Goal of the exercise:
For the data below, work out how many lines include the string "seaborn" and report only the number.

The data:
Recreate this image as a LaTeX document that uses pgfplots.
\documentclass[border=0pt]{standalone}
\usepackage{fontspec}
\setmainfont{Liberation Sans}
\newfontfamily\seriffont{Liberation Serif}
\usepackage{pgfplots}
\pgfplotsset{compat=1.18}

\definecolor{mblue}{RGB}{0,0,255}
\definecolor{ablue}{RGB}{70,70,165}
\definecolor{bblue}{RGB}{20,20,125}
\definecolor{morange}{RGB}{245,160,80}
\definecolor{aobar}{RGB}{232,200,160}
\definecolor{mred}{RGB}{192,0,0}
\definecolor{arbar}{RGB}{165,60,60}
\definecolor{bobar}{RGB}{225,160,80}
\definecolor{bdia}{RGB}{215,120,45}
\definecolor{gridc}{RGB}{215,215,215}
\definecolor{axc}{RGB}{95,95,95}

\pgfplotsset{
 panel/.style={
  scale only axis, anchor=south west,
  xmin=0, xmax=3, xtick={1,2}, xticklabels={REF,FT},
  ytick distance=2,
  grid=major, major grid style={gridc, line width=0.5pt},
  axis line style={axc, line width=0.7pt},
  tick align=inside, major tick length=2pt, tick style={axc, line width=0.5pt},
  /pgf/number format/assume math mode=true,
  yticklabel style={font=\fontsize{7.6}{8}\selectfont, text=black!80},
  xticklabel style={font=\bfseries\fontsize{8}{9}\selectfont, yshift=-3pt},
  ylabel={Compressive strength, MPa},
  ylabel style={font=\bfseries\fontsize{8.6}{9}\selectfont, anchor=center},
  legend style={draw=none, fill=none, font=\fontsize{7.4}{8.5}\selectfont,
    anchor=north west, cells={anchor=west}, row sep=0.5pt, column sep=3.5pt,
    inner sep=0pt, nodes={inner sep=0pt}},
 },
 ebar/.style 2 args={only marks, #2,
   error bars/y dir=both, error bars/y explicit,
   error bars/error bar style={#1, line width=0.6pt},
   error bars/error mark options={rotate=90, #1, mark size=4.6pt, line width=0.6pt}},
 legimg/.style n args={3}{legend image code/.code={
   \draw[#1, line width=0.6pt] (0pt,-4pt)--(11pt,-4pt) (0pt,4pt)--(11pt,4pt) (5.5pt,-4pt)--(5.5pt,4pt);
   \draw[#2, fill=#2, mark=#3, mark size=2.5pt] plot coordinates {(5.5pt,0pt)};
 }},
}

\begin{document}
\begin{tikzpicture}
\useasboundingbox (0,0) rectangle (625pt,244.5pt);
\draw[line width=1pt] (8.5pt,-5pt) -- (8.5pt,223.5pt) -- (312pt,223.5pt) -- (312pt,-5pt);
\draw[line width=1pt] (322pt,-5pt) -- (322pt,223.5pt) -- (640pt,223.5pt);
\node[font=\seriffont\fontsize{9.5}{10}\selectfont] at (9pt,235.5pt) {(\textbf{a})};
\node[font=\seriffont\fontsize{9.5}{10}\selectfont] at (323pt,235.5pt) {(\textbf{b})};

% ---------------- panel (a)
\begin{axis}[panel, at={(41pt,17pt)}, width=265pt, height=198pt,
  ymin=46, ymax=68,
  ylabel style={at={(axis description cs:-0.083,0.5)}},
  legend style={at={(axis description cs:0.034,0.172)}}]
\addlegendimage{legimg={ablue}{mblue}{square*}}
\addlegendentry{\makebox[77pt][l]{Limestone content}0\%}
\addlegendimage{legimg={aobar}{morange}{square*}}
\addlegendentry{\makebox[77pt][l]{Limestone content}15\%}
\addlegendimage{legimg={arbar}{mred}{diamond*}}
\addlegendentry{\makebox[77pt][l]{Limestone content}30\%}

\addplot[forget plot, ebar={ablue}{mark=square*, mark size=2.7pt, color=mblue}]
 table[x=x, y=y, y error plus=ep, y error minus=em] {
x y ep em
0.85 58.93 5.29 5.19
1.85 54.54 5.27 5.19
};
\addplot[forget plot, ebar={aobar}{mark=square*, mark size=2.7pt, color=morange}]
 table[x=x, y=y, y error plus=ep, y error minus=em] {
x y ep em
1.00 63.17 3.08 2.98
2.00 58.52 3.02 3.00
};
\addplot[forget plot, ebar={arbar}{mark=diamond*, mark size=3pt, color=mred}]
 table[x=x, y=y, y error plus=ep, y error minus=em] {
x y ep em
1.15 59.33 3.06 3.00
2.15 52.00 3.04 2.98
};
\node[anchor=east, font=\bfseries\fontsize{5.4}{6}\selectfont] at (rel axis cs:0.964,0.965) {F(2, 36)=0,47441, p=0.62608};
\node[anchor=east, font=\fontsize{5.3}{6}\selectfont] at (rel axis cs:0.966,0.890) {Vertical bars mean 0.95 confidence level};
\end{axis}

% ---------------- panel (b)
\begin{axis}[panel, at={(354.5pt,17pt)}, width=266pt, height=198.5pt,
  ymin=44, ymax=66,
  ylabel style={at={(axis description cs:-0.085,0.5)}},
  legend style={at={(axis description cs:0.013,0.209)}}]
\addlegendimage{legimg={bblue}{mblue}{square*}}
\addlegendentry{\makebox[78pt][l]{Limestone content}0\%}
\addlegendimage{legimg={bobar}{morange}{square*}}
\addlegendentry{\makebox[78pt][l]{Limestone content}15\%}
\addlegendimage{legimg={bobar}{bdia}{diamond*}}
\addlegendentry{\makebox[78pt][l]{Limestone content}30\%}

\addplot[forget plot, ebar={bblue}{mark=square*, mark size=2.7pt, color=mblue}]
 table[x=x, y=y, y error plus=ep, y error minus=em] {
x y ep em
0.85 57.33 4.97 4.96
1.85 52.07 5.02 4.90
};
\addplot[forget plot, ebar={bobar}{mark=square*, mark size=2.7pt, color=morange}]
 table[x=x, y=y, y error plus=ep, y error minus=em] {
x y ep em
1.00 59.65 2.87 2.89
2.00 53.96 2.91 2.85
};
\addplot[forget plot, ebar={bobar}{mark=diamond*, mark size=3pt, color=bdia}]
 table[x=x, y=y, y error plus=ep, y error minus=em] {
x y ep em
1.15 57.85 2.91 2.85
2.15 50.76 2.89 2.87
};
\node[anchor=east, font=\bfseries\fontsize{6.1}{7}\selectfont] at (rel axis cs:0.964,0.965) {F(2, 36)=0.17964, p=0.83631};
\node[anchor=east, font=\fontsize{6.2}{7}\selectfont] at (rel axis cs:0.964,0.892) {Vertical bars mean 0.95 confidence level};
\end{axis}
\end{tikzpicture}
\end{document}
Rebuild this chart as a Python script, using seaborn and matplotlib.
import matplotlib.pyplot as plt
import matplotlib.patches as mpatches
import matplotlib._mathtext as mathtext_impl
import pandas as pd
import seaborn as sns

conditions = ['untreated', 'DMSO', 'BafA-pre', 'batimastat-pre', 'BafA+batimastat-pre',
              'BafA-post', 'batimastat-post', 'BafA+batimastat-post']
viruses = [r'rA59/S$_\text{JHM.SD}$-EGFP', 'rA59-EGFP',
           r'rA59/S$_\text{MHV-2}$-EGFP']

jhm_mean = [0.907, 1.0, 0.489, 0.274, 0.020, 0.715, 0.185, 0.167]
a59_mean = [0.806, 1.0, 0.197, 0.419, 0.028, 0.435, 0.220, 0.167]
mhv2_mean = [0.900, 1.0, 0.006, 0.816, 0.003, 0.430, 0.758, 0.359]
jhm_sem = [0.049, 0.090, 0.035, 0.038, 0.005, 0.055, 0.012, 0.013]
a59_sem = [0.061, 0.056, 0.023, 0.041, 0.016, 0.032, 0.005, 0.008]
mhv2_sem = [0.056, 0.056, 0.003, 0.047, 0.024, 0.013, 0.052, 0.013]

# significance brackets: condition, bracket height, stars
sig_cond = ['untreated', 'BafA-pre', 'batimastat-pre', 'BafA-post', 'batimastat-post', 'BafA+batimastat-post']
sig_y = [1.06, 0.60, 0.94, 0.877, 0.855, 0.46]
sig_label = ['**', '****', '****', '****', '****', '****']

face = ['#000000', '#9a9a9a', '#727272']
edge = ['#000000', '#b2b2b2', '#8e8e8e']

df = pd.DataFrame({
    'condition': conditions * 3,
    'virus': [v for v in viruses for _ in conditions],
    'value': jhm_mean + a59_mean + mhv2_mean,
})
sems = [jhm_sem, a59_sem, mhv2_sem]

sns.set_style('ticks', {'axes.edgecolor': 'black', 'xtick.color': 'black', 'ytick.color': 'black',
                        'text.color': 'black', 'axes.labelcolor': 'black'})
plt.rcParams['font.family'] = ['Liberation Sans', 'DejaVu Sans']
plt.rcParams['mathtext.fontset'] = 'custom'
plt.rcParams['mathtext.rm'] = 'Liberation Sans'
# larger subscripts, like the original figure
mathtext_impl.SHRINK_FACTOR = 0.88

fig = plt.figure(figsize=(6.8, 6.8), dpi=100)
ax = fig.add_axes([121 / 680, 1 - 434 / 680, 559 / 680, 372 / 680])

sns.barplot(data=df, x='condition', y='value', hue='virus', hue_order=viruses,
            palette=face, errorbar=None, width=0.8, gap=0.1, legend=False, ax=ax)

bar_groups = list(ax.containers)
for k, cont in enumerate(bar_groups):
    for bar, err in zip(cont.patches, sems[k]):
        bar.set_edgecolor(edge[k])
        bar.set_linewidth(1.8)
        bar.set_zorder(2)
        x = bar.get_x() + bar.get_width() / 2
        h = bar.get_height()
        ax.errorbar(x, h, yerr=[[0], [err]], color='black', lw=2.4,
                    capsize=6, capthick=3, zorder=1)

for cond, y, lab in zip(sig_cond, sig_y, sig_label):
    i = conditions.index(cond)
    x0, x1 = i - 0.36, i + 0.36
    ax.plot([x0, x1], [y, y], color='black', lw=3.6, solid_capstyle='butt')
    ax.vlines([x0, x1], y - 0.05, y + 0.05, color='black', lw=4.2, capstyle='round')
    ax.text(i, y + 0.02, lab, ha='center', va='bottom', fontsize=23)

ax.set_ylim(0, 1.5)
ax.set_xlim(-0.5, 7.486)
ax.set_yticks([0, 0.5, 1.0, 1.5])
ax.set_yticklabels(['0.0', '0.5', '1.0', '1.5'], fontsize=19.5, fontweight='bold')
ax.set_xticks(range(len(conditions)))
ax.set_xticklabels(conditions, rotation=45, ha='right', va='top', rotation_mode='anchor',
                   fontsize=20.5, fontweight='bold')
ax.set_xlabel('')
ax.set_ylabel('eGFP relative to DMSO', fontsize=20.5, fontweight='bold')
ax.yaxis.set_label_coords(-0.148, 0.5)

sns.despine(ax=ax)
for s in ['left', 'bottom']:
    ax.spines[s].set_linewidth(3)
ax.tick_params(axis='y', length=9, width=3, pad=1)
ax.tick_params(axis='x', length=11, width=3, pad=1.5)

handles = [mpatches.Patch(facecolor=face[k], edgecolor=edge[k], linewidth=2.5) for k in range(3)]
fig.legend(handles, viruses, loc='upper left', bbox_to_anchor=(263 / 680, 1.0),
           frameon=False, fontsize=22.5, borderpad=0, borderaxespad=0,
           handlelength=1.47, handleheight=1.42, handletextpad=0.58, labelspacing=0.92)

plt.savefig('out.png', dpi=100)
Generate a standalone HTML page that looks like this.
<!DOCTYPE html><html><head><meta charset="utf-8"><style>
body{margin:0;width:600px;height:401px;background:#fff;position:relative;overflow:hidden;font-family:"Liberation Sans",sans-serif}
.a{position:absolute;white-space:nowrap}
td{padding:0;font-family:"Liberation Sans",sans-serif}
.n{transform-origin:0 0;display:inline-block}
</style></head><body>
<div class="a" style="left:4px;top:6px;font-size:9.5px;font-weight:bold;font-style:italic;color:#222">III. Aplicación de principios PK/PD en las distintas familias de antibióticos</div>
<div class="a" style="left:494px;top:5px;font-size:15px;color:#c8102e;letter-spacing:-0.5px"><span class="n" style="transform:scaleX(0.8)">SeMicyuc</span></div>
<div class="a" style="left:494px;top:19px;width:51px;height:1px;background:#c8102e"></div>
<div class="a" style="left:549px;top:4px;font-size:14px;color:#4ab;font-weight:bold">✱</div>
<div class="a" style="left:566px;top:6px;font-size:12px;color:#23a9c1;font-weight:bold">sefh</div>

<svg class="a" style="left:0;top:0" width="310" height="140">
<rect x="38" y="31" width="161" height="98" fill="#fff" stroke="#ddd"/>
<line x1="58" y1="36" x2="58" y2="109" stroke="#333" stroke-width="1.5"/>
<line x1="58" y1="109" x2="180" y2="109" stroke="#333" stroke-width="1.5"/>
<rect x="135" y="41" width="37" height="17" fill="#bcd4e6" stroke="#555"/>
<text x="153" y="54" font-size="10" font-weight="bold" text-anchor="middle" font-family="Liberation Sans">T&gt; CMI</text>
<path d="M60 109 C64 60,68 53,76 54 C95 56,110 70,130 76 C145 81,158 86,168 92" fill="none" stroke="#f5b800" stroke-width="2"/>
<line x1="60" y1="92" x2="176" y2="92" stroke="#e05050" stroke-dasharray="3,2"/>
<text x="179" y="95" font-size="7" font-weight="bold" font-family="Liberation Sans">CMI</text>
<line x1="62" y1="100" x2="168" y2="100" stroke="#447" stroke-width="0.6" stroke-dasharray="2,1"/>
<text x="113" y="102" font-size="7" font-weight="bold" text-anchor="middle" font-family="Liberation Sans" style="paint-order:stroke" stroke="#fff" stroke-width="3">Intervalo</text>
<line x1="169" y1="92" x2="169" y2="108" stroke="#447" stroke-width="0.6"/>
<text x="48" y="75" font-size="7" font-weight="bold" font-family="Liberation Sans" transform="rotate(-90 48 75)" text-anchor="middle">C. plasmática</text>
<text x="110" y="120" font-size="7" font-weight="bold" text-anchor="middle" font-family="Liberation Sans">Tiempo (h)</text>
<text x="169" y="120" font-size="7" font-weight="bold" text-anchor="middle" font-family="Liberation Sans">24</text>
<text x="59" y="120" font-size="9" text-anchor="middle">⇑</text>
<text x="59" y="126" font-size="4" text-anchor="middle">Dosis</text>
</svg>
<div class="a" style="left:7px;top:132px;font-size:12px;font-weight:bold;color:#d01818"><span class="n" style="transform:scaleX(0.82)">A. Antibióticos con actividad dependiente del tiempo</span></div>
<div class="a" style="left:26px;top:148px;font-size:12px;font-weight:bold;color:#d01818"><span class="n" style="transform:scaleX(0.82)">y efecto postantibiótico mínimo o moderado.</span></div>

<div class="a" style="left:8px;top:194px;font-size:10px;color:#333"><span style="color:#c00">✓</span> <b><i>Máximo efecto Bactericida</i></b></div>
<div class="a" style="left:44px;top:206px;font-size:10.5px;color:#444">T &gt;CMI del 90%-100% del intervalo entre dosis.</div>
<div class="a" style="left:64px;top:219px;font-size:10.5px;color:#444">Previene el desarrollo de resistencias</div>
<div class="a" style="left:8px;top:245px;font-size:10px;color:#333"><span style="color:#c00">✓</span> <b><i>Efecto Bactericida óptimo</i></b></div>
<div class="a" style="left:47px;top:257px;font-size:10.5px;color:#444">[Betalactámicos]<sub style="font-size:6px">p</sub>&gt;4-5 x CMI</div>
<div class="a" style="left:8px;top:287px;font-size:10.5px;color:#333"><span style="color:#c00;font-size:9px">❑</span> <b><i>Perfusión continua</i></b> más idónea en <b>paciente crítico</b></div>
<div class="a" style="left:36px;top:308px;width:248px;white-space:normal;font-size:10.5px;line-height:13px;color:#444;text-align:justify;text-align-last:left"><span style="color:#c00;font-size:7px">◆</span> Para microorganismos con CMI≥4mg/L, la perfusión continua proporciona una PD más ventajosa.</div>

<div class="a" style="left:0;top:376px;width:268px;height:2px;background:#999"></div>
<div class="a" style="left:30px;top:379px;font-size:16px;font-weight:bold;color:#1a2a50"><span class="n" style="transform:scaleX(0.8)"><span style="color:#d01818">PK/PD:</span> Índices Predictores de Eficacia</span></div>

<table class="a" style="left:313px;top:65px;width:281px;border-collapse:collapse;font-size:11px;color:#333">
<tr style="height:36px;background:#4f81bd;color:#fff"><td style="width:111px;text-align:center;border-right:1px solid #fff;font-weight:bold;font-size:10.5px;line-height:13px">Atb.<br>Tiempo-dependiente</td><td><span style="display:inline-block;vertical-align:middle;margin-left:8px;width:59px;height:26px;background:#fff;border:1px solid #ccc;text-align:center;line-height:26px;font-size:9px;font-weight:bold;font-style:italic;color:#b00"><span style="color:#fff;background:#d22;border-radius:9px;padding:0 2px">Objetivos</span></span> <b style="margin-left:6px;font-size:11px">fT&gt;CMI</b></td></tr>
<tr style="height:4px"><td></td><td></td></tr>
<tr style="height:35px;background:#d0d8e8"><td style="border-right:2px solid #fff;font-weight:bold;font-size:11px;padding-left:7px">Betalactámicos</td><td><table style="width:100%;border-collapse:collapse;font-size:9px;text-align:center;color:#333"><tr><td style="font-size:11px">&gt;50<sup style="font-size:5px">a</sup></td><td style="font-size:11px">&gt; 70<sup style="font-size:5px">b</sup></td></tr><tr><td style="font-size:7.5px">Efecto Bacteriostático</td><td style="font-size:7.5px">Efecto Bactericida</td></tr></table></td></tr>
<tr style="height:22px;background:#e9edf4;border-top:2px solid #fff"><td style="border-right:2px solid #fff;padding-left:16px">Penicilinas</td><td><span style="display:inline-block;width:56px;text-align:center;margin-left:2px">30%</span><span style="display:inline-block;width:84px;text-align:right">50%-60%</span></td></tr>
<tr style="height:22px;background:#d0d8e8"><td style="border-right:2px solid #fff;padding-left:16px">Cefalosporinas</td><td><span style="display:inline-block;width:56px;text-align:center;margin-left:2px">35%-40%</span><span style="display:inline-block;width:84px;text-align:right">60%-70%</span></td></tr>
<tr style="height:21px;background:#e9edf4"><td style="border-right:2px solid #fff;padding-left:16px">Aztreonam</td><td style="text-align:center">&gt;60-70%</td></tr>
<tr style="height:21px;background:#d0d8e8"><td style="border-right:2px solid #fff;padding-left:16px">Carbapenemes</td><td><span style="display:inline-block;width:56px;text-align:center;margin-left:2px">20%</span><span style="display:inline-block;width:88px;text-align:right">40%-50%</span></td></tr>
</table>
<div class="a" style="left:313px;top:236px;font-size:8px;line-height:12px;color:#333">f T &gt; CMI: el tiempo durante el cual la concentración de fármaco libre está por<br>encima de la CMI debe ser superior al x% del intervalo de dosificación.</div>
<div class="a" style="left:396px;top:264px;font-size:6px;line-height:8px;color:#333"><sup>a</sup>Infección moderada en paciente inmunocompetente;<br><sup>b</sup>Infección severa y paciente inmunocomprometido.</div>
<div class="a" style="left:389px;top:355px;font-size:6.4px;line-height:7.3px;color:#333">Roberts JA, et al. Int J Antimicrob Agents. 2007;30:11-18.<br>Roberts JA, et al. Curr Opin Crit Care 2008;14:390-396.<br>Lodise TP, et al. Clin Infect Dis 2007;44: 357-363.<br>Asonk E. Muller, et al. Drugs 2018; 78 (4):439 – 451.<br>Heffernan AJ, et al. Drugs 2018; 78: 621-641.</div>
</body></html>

Task answer:
2